Pembelajaran dirancang berbasis kecakapan hidup agar lebih mengkristal kearah nilai ekonomi diperkuat dengan jiwa kewirausahaan (entrepreneurship). Pendidikan yang berwawasan kewirausahaan adalah pendidikan yang menerapkan prinsip-prinsip dan metodologi kearah pembentukan kewirausahaan pada peserta didiknya melalui kurikulum yang terintegrasi.

Pembelajaran yang berbasis kewirausahaan diarahkan pada 3 jenis perilaku, yaitu: (1). Memulai inisiatif, (2). Mengorganisasi dan mereorganisasi mekanisme sosial ekonomi untuk mengubah sumber daya dan situasi dengan cara praktis, (3). Diterimanya resiko atau kegagalan. Perilaku kewirausahaan ini sebenarnya merupakan aplikasi dan pengembangan pembelajaran yang berbasis kecakapan hidup.

Pengelolaan pendidikan kesetaraan berbasis kecakapan hidup dan kewirausahaan dilakukan sebagaimana hasil penelitian tindakan yang dilakukan (Mills, 2000) menghasilkan petunjuk bagi instruktur yang mengarahkan peserta didik sebagai orang dewasa. Shobah (2008) mendiskripsikan aplikasi andragogi dalam pembelajaran pendidikan non formal termasuk pengelolaan program pendidikan kesetaraan berbasis kecakapan hidup dan kewirausahaan, dikatakan efektif, jika dapat mengantarkan peserta didik menguasai keterampilan pekerjaan tertentu dan memiliki watak kewirausahaan. Kemampuan tersebut merupakan misi pendidikan kesetaraan, berorientasi pada peningkatan perekonomian disamping kecerdasan akademik/intelektual. Meningkatkan kemampuan lulusan dalam dunia kerja secara mandiri menambah kepercayaan diri dan memberikan pelayanan pendidikan kepada masyarakat.
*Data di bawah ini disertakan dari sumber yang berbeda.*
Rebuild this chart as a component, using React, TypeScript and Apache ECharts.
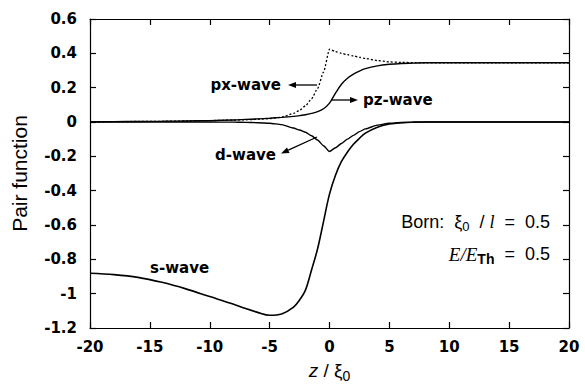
import React, { useEffect, useRef } from "react";
import * as echarts from "echarts";

// z / xi0 sample positions
const zValues = [-20, -18, -16, -14, -12, -10, -8, -7, -6, -5, -4, -3, -2.5, -2, -1.5, -1, -0.5, 0, 0.5, 1, 1.5, 2, 2.5, 3, 4, 5, 6, 7, 8, 10, 12, 14, 16, 18, 20];
const sWave = [-0.881, -0.889, -0.905, -0.934, -0.972, -1.017, -1.062, -1.087, -1.109, -1.126, -1.118, -1.078, -1.037, -0.978, -0.862, -0.74, -0.58, -0.42, -0.31, -0.23, -0.175, -0.13, -0.095, -0.065, -0.03, -0.012, -0.004, -0.001, 0, 0, 0, 0, 0, 0, 0];
const dWave = [0, 0, 0, 0, 0, 0, -0.001, -0.002, -0.004, -0.007, -0.015, -0.035, -0.047, -0.06, -0.08, -0.105, -0.138, -0.172, -0.15, -0.125, -0.1, -0.078, -0.056, -0.04, -0.018, -0.007, -0.003, -0.001, 0, 0, 0, 0, 0, 0, 0];
const pxWave = [0.001, 0.002, 0.003, 0.004, 0.006, 0.008, 0.011, 0.013, 0.016, 0.02, 0.028, 0.05, 0.068, 0.095, 0.135, 0.195, 0.29, 0.424, 0.41, 0.4, 0.392, 0.385, 0.377, 0.37, 0.358, 0.35, 0.347, 0.346, 0.345, 0.345, 0.345, 0.345, 0.345, 0.345, 0.345];
const pzWave = [0.001, 0.002, 0.003, 0.004, 0.006, 0.008, 0.012, 0.015, 0.018, 0.022, 0.027, 0.033, 0.037, 0.042, 0.05, 0.06, 0.077, 0.11, 0.168, 0.22, 0.255, 0.279, 0.297, 0.311, 0.327, 0.336, 0.341, 0.343, 0.345, 0.345, 0.345, 0.345, 0.345, 0.345, 0.345];

const xTicks = { min: -20, max: 20, step: 5 };
const yTicks = { min: -1.2, max: 0.6, step: 0.2 };

const toPairs = (ys: number[]) => zValues.map((z, i) => [z, ys[i]]);

function arrow(x1: number, y1: number, x2: number, y2: number) {
  const dx = x2 - x1;
  const dy = y2 - y1;
  const len = Math.sqrt(dx * dx + dy * dy);
  const ux = dx / len;
  const uy = dy / len;
  const headLen = 8;
  const headHalf = 3;
  const bx = x2 - ux * headLen;
  const by = y2 - uy * headLen;
  const px = -uy;
  const py = ux;
  return [
    { type: "line", shape: { x1, y1, x2: bx, y2: by }, style: { stroke: "#000", lineWidth: 1.3 }, silent: true },
    {
      type: "polygon",
      shape: { points: [[x2, y2], [bx + px * headHalf, by + py * headHalf], [bx - px * headHalf, by - py * headHalf]] },
      style: { fill: "#000" },
      silent: true,
    },
  ];
}

const labelFont = "'DejaVu Sans', sans-serif";
const sansFont = "'Liberation Sans', Arial, sans-serif";

function annot(text: string, x: number, y: number, align: string) {
  return {
    type: "text",
    x,
    y,
    silent: true,
    style: {
      text,
      fill: "#000",
      fontSize: 15,
      fontWeight: "bold",
      fontFamily: labelFont,
      align,
      textAlign: align,
      verticalAlign: "middle",
      textVerticalAlign: "middle",
    },
  };
}

export default function App() {
  const ref = useRef<HTMLDivElement>(null);
  useEffect(() => {
    const chart = echarts.init(ref.current!, null, { renderer: "svg" });
    const axisCommon = {
      type: "value",
      axisLine: { show: true, onZero: false, lineStyle: { color: "#000", width: 1.2 } },
      axisTick: { show: true, inside: true, length: 6, lineStyle: { color: "#000", width: 1.2 } },
      splitLine: { show: false },
    };
    const tickLabel = {
      color: "#000",
      fontSize: 15,
      fontWeight: "bold",
      fontFamily: labelFont,
    };
    const option: any = {
      animation: false,
      backgroundColor: "#fff",
      grid: { left: 90, right: 16, top: 19, bottom: 60 },
      xAxis: [
        {
          ...axisCommon,
          min: xTicks.min,
          max: xTicks.max,
          interval: xTicks.step,
          position: "bottom",
          axisLabel: { ...tickLabel, margin: 11 },
          name: "{i|z}{n| / ξ}{s|0}",
          nameLocation: "middle",
          nameGap: 30,
          nameTextStyle: {
            rich: {
              i: { fontSize: 19, fontStyle: "italic", fontFamily: sansFont, color: "#000", lineHeight: 24, verticalAlign: "middle" },
              n: { fontSize: 19, fontFamily: sansFont, color: "#000", lineHeight: 24, verticalAlign: "middle" },
              s: { fontSize: 14, fontFamily: sansFont, color: "#000", lineHeight: 14, padding: [10, 0, 0, 0], verticalAlign: "middle" },
            },
          },
        },
        {
          ...axisCommon,
          min: xTicks.min,
          max: xTicks.max,
          interval: xTicks.step,
          position: "top",
          axisLabel: { show: false },
        },
      ],
      yAxis: [
        {
          ...axisCommon,
          min: yTicks.min,
          max: yTicks.max,
          interval: yTicks.step,
          position: "left",
          axisLabel: { ...tickLabel, margin: 13 },
          name: "Pair function",
          nameLocation: "middle",
          nameRotate: 90,
          nameGap: 60,
          nameTextStyle: { fontSize: 21, fontFamily: sansFont, color: "#000" },
        },
        {
          ...axisCommon,
          min: yTicks.min,
          max: yTicks.max,
          interval: yTicks.step,
          position: "right",
          axisLabel: { show: false },
        },
      ],
      series: [
        {
          name: "s-wave",
          type: "line",
          data: toPairs(sWave),
          showSymbol: false,
          smooth: 0.35,
          lineStyle: { color: "#000", width: 1.6 },
        },
        {
          name: "d-wave",
          type: "line",
          data: toPairs(dWave),
          showSymbol: false,
          smooth: 0.2,
          smoothMonotone: "x",
          lineStyle: { color: "#000", width: 1.4 },
        },
        {
          name: "pz-wave",
          type: "line",
          data: toPairs(pzWave),
          showSymbol: false,
          smooth: 0.35,
          lineStyle: { color: "#000", width: 1.4 },
        },
        {
          name: "px-wave",
          type: "line",
          data: toPairs(pxWave),
          showSymbol: false,
          smooth: 0.2,
          smoothMonotone: "x",
          lineStyle: { color: "#000", width: 1.3, type: [2, 2] },
        },
      ],
      graphic: [
        ...arrow(317, 85, 288, 85),
        annot("px-wave", 281, 85, "right"),
        ...arrow(331, 100, 358, 100),
        annot("pz-wave", 363, 100, "left"),
        ...arrow(317, 137, 281, 153.5),
        annot("d-wave", 276, 155, "right"),
        annot("s-wave", 150, 268, "left"),
        {
          type: "text",
          x: 550,
          y: 222,
          silent: true,
          style: {
            text: "{a|Born:  ξ}{s|0}{a|  / }{l|l}{a|  =  0.5}",
            align: "right",
            textAlign: "right",
            verticalAlign: "middle",
            textVerticalAlign: "middle",
            rich: {
              a: { fontSize: 18, fontFamily: sansFont, fill: "#000", color: "#000", lineHeight: 22, verticalAlign: "middle" },
              l: { fontSize: 18, fontFamily: "'Liberation Serif', serif", fontStyle: "italic", fill: "#000", color: "#000", lineHeight: 22, verticalAlign: "middle" },
              s: { fontSize: 13, fontFamily: sansFont, fill: "#000", color: "#000", lineHeight: 13, padding: [9, 0, 0, 0], verticalAlign: "middle" },
            },
          },
        },
        {
          type: "text",
          x: 550,
          y: 254,
          silent: true,
          style: {
            text: "{e|E/E}{s|Th}{a|  =  0.5}",
            align: "right",
            textAlign: "right",
            verticalAlign: "middle",
            textVerticalAlign: "middle",
            rich: {
              e: { fontSize: 19, fontFamily: "'Liberation Serif', serif", fontStyle: "italic", fill: "#000", color: "#000", lineHeight: 22, verticalAlign: "middle" },
              a: { fontSize: 18, fontFamily: sansFont, fill: "#000", color: "#000", lineHeight: 22, verticalAlign: "middle" },
              s: { fontSize: 14, fontWeight: "bold", fontFamily: sansFont, fill: "#000", color: "#000", lineHeight: 14, padding: [9, 0, 0, 0], verticalAlign: "middle" },
            },
          },
        },
      ],
    };
    chart.setOption(option);
    return () => chart.dispose();
  }, []);
  return <div ref={ref} style={{ position: "absolute", left: 0, top: 0, width: 585, height: 388 }} />;
}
Untuk menuju terwujudnya pendidikan berwawasan kecakapan hidup dan kewirausahaan, maka diantara kuncinya adalah menciptakan lembaga atau pendidikan yang dinamis, fleksibel, manajer bervisi ke depan, serta lingkungan pendidikan yang kondusif. Peran manajer sangat menentukan pengembangan lembaga yang didasarkan atas visi, misi, tujuan, program dan kebijakan yang jelas. Sekurang-kurangnya ada 8 kompetensi menajer bervisi ke depan, ialah: kemampuan strategi, kemampuan sintesis, kemampuan organisasi, kemampuan komunikasi, kemampuan negosiasi, kemampuan presentasi, dinamika dan ketangguhan. Lingkungan pendidikan yang kondusif dalam program kesetaraan adalah iklim belajar yang dikelola dengan prinsip belajar orang dewasa (andragogi).

Manajer yang menciptakan iklim pembelajaran andragogi dalam pengembangan kecakapan hidup dan kewirausahaan menyiapkan seperangkat prosedur atau proses sebagai berikut: (a). Memapankan suasana yang mendukung belajar, (b). Menciptakan mekanisme perancanaan bersama, (c). Mendiagnosis kebutuhan belajar, (d). Merumuskan tujuan-tujuan program yang akan memenuhi kebutuhan warga belajar, (e). Menyusun rancangan pola pengalaman belajar, (f) Menyelenggarakan belajar-mengajar dengan teknis dan bahan yang sesuai, (g). Menilai hasil belajar dan mendiagnosis ulang kebutuhan belajar. Model pembelajaran lain sebagai alternatif adalah penerapan 4 pilar pendidikan yang dikembangkan oleh UNESCO (Muhsin, 2006), yakni pembelajaran untuk mengetahui (learning to know), pembelajaran untuk mengerjakan (learning to do), pembelajaran untuk menjadi (learning to be), sampai dengan pembelajaran untuk dapat hidup bersama (learning to life together).